Keywords Plurality voting, Info-gap decision theory, Sincere voting, Strategic voting
Scores TUIGF:100%
SNHNSNDN:993%
GIGO:100%


Overview

This is a typical info-gap article.

It is typical in the sense that, true to form, it takes no cognizance of some of the important work that has been done in the area of expertise which it discusses. Nor does it acknowledge the role and place of the proposed method in the state of the art of the topic under consideration.

So, as the second author is the Father of info-gap decision theory himself, it is particularly important to call the readers' attention to two points that bear directly on the article's main proposition which is to use info-gap decision theory as a way out of the paradox that the authors discuss.

These two points are:

But, first thing first.

As the authors duly acknowledge, there is a rich literature on the use of formal mathematical models for the analysis of voting systems, processes, policies etc. So, having made this point clear, one would have expected them to refer at least obliquely to the fact that Wald's Maximin model is used extensively as a framework for modeling/analysis/solution of various types of generic voting problems (e.g. Minimax Condorcet).

Indeed, it is greatly surprising that Wald's Maximin model is not so much as mentioned in an article discussing a robustness model for voting. Not only because Wald's Maximin model and its many spin-offs figure so prominently as frameworks for modeling/analyzing/solving generic voting problems. But because, as the authors are well aware, the model that they propose, namely info-gap's robustness model, is in fact a simple instance of Wald's Maximin model.

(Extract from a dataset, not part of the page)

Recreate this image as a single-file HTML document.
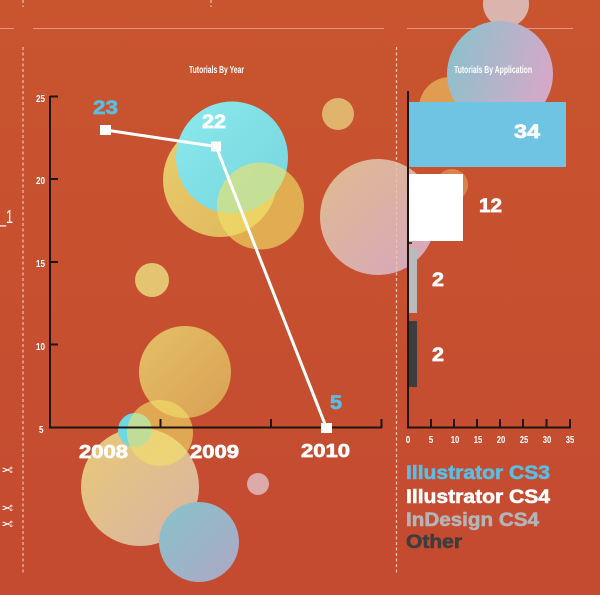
<!DOCTYPE html>
<html><head><meta charset="utf-8"><style>
html,body{margin:0;padding:0;background:#c64d30;}
svg{display:block;}
text{font-family:"Liberation Sans",sans-serif;}
</style></head><body>
<svg width="600" height="595" viewBox="0 0 600 595" xmlns="http://www.w3.org/2000/svg">
<defs>
<linearGradient id="bg" x1="0" y1="0" x2="0" y2="1"><stop offset="0" stop-color="#c9552f"/><stop offset="1" stop-color="#c44a30"/></linearGradient>
<linearGradient id="gPink" x1="0" y1="0" x2="1" y2="1"><stop offset="0" stop-color="#e0bb8e"/><stop offset="1" stop-color="#d6a6bf"/></linearGradient>
<linearGradient id="gBP" x1="0" y1="0" x2="1" y2="0.3"><stop offset="0" stop-color="#86c2cc"/><stop offset="1" stop-color="#d2aac8"/></linearGradient>
<linearGradient id="gTan" x1="0" y1="0" x2="1" y2="1"><stop offset="0" stop-color="#e8ca76"/><stop offset="1" stop-color="#dab2a6"/></linearGradient>
<linearGradient id="gBlue" x1="0" y1="0" x2="1" y2="1"><stop offset="0" stop-color="#84c4ca"/><stop offset="1" stop-color="#b0a6c4"/></linearGradient>
<linearGradient id="gCyan" x1="0" y1="0" x2="1" y2="1"><stop offset="0" stop-color="#8aeaec"/><stop offset="1" stop-color="#76d4de"/></linearGradient>
<linearGradient id="gYel" x1="0" y1="0" x2="1" y2="1"><stop offset="0" stop-color="#e8cf6c"/><stop offset="1" stop-color="#e0b45c"/></linearGradient>
<linearGradient id="gOr" x1="0" y1="0" x2="1" y2="1"><stop offset="0" stop-color="#e4c066"/><stop offset="1" stop-color="#daa055"/></linearGradient>
</defs>
<rect width="600" height="595" fill="url(#bg)"/>

<!-- guide lines -->
<g stroke="#e09a80" stroke-width="1" fill="none">
<line x1="0" y1="28.5" x2="14" y2="28.5"/>
<line x1="33" y1="28.5" x2="384" y2="28.5"/>
<line x1="407" y1="28.5" x2="573" y2="28.5"/>
</g>

<!-- bubbles -->
<circle cx="506" cy="4" r="23" fill="#dcb4ae"/>
<circle cx="450" cy="108" r="31" fill="#e09c50"/>
<circle cx="500" cy="74" r="53" fill="url(#gBP)"/>
<circle cx="452" cy="185" r="16" fill="#d8884e" opacity="0.9"/>
<circle cx="338" cy="114" r="16" fill="#e0b46c"/>
<circle cx="378" cy="217" r="58" fill="url(#gPink)"/>
<circle cx="220" cy="180" r="57" fill="url(#gYel)"/>
<circle cx="232" cy="157.5" r="56" fill="url(#gCyan)"/>
<circle cx="260.5" cy="206" r="43.5" fill="#f2e467" opacity="0.62"/>
<circle cx="152" cy="280" r="17" fill="#e4c470"/>
<circle cx="185" cy="372" r="46" fill="url(#gOr)"/>
<circle cx="140" cy="487" r="59" fill="url(#gTan)"/>
<circle cx="135" cy="430" r="17" fill="#6ed8e2"/>
<circle cx="160" cy="433" r="33" fill="#f2e06a" opacity="0.62"/>
<circle cx="199" cy="542" r="40" fill="url(#gBlue)"/>
<circle cx="258" cy="484" r="11" fill="#dcaaa8"/>

<!-- dashed verticals -->
<g stroke="#f0c2b0" stroke-width="1.2" stroke-dasharray="3,2.5" fill="none">
<line x1="23" y1="0" x2="23" y2="7"/>
<line x1="211" y1="0" x2="211" y2="7"/>
<line x1="23" y1="47" x2="23" y2="574"/>
<line x1="396.5" y1="47" x2="396.5" y2="574"/>
</g>

<!-- left margin text -->
<text x="-1" y="223" font-size="18" fill="#fff" textLength="14" lengthAdjust="spacingAndGlyphs">_1</text>
<g fill="#fff" font-size="14">
<text transform="translate(13,475) scale(-1,1)" font-family="DejaVu Sans,sans-serif">✂</text>
<text transform="translate(13,513) scale(-1,1)" font-family="DejaVu Sans,sans-serif">✂</text>
<text transform="translate(13,529) scale(-1,1)" font-family="DejaVu Sans,sans-serif">✂</text>
</g>

<!-- titles -->
<text x="189" y="73" font-size="10.5" font-weight="bold" fill="#fff" textLength="55" lengthAdjust="spacingAndGlyphs">Tutorials By Year</text>
<text x="454" y="73" font-size="10.5" font-weight="bold" fill="#fff" textLength="78" lengthAdjust="spacingAndGlyphs">Tutorials By Application</text>

<!-- left chart axes -->
<g stroke="#1e1410" stroke-width="2" fill="none">
<line x1="50" y1="96" x2="50" y2="428"/>
<line x1="49" y1="427.5" x2="382" y2="427.5"/>
<line x1="50" y1="96.5" x2="58" y2="96.5"/>
<line x1="50" y1="179" x2="58" y2="179"/>
<line x1="50" y1="262" x2="58" y2="262"/>
<line x1="50" y1="344.5" x2="58" y2="344.5"/>
<line x1="160.5" y1="419" x2="160.5" y2="428"/>
<line x1="271" y1="419" x2="271" y2="428"/>
<line x1="381.5" y1="419" x2="381.5" y2="428"/>
</g>
<g fill="#fff" font-size="10" font-weight="bold">
<text x="36" y="102" textLength="9" lengthAdjust="spacingAndGlyphs">25</text>
<text x="36" y="184" textLength="9" lengthAdjust="spacingAndGlyphs">20</text>
<text x="36" y="267" textLength="9" lengthAdjust="spacingAndGlyphs">15</text>
<text x="36" y="350" textLength="9" lengthAdjust="spacingAndGlyphs">10</text>
<text x="39" y="433" textLength="4.5" lengthAdjust="spacingAndGlyphs">5</text>
</g>

<!-- line series -->
<polyline points="105.5,130 216,146.5 326.5,428" fill="none" stroke="#fff" stroke-width="3"/>
<rect x="100" y="125" width="11" height="10" fill="#fff"/>
<rect x="211" y="141.5" width="10" height="10" fill="#fff"/>
<rect x="321" y="423" width="11" height="10" fill="#fff"/>

<g font-weight="bold" font-size="19.5" stroke-width="0.7">
<text x="93" y="114" fill="#5cbde0" stroke="#5cbde0" textLength="25" lengthAdjust="spacingAndGlyphs">23</text>
<text x="202" y="128" fill="#fff" stroke="#fff" textLength="24" lengthAdjust="spacingAndGlyphs">22</text>
<text x="330" y="409" fill="#5cbde0" stroke="#5cbde0" textLength="12" lengthAdjust="spacingAndGlyphs">5</text>
</g>
<g font-weight="bold" font-size="18.5" fill="#fff" stroke="#fff" stroke-width="0.7">
<text x="79" y="458" textLength="49" lengthAdjust="spacingAndGlyphs">2008</text>
<text x="190" y="458" textLength="49" lengthAdjust="spacingAndGlyphs">2009</text>
<text x="301" y="457" textLength="49" lengthAdjust="spacingAndGlyphs">2010</text>
</g>

<!-- bar chart -->
<rect x="408" y="102" width="158" height="65" fill="#6ec4e2"/>
<rect x="408" y="174" width="55" height="67" fill="#ffffff"/>
<rect x="408" y="248" width="9" height="65" fill="#b9babb"/>
<rect x="408" y="321" width="9" height="66" fill="#3d3d3d"/>
<g stroke="#1e1410" stroke-width="2" fill="none">
<line x1="408" y1="91" x2="408" y2="428"/>
<line x1="407" y1="427.5" x2="571" y2="427.5"/>
<line x1="408" y1="243" x2="412" y2="243" stroke-width="1.5"/>
<line x1="431" y1="419" x2="431" y2="428"/>
<line x1="454" y1="419" x2="454" y2="428"/>
<line x1="477" y1="419" x2="477" y2="428"/>
<line x1="500" y1="419" x2="500" y2="428"/>
<line x1="523" y1="419" x2="523" y2="428"/>
<line x1="546.5" y1="419" x2="546.5" y2="428"/>
<line x1="570" y1="419" x2="570" y2="428"/>
</g>
<g fill="#fff" font-size="10" font-weight="bold" text-anchor="middle">
<text x="408" y="443" textLength="4.5" lengthAdjust="spacingAndGlyphs">0</text>
<text x="431" y="443" textLength="4.5" lengthAdjust="spacingAndGlyphs">5</text>
<text x="455" y="443" textLength="8.5" lengthAdjust="spacingAndGlyphs">10</text>
<text x="478" y="443" textLength="8.5" lengthAdjust="spacingAndGlyphs">15</text>
<text x="501" y="443" textLength="8.5" lengthAdjust="spacingAndGlyphs">20</text>
<text x="524" y="443" textLength="8.5" lengthAdjust="spacingAndGlyphs">25</text>
<text x="547" y="443" textLength="8.5" lengthAdjust="spacingAndGlyphs">30</text>
<text x="570" y="443" textLength="8.5" lengthAdjust="spacingAndGlyphs">35</text>
</g>
<g fill="#fff" stroke="#fff" stroke-width="0.7" font-weight="bold" font-size="19.5">
<text x="514" y="138" textLength="26" lengthAdjust="spacingAndGlyphs">34</text>
<text x="479" y="212" textLength="23" lengthAdjust="spacingAndGlyphs">12</text>
<text x="432" y="286" textLength="12" lengthAdjust="spacingAndGlyphs">2</text>
<text x="432" y="361" textLength="12" lengthAdjust="spacingAndGlyphs">2</text>
</g>

<!-- legend -->
<g font-weight="bold" font-size="19.5" stroke-width="0.6">
<text x="406" y="479" fill="#5cbde0" stroke="#5cbde0" textLength="144" lengthAdjust="spacingAndGlyphs">Illustrator CS3</text>
<text x="406" y="503" fill="#ffffff" stroke="#ffffff" textLength="144" lengthAdjust="spacingAndGlyphs">Illustrator CS4</text>
<text x="406" y="526" fill="#b4b4b6" stroke="#b4b4b6" textLength="133" lengthAdjust="spacingAndGlyphs">InDesign CS4</text>
<text x="406" y="548" fill="#3d3d3d" stroke="#3d3d3d" textLength="56" lengthAdjust="spacingAndGlyphs">Other</text>
</g>
</svg>
</body></html>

In other words, in spite of the fact that the authors are well aware of the formal proof demonstrating that info-gap's robustness model is a Maximin model , they have no qualms to propose a model that is an instance of this model while keeping mum about the Maximin model itself.

So the obvious question is: Why the secrecy about the Maximin connection?

On this, needless to say, one can only speculate.

What I can say, though, is that this stance is basically in line with the approach adopted in info-gap publications regarding the info-gap/Maximin connection. Thus, while some publications vaguely suggest that info-gap's robustness model has some relevance to Maximin model, others ignore the issue altogether, and others deny the true intimate kinship between the two models. Thus, the article's second author -- the Father of info-gap decision theory -- continues to insist in some of his publications that info-gap's robustness model is not a Maximin model. For instance, in his new book, Ben-Haim (2010, p. 9) claims the following (emphasis is mine):

Info-gap theory is related to robust-control and min-max methods, but nonetheless different from them.

So, I take this opportunity to call the readers' attention, not only to the gaping hole in this article, created by the inexplicable absence from it of a requisite discussion of the role of the Maximin model in this context. But also to the fact that the model that is proposed here is in fact a simple instance of the Maximin model -- one that is a staple model in ... control theory.

State of the art

First, for the benefit of readers who are not familiar with the topic of "voting rules," here is a quote from a paper published in the journal Public Choice (emphasis is mine):

First, focusing on three-alternative elections, we compute the coalitional manipulability of some voting rules not considered in the previous investigations. On the whole, eight rules are analyzed: Plurality, Borda, antiplurality, Hare (which reduces to two-stage plurality in three-alternative elections), Coombs (or two-stage antiplurality), Kim-Roush (a variant of Coombs), Copeland and the Min-Max (also referred to as Simpson-Kramer).
DOMINIQUE LEPELLEY and FABRICE VALOGNES (2003, p. 166)
Voting rules, manipulability and social homogeneity
Public Choice, 116, 165-184.

But, as is customary in info-gap publications, the paper under review shows total disrespect for the state in the art, in this case in the area of modeling and analysis of voting preferences, behavior, control, systems, etc. The most notable example is the lack of all reference to papers dealing with classical decision theory approaches to voting. And this, take note, in spite of the fact that the paper proposes a classical decision model for this purpose.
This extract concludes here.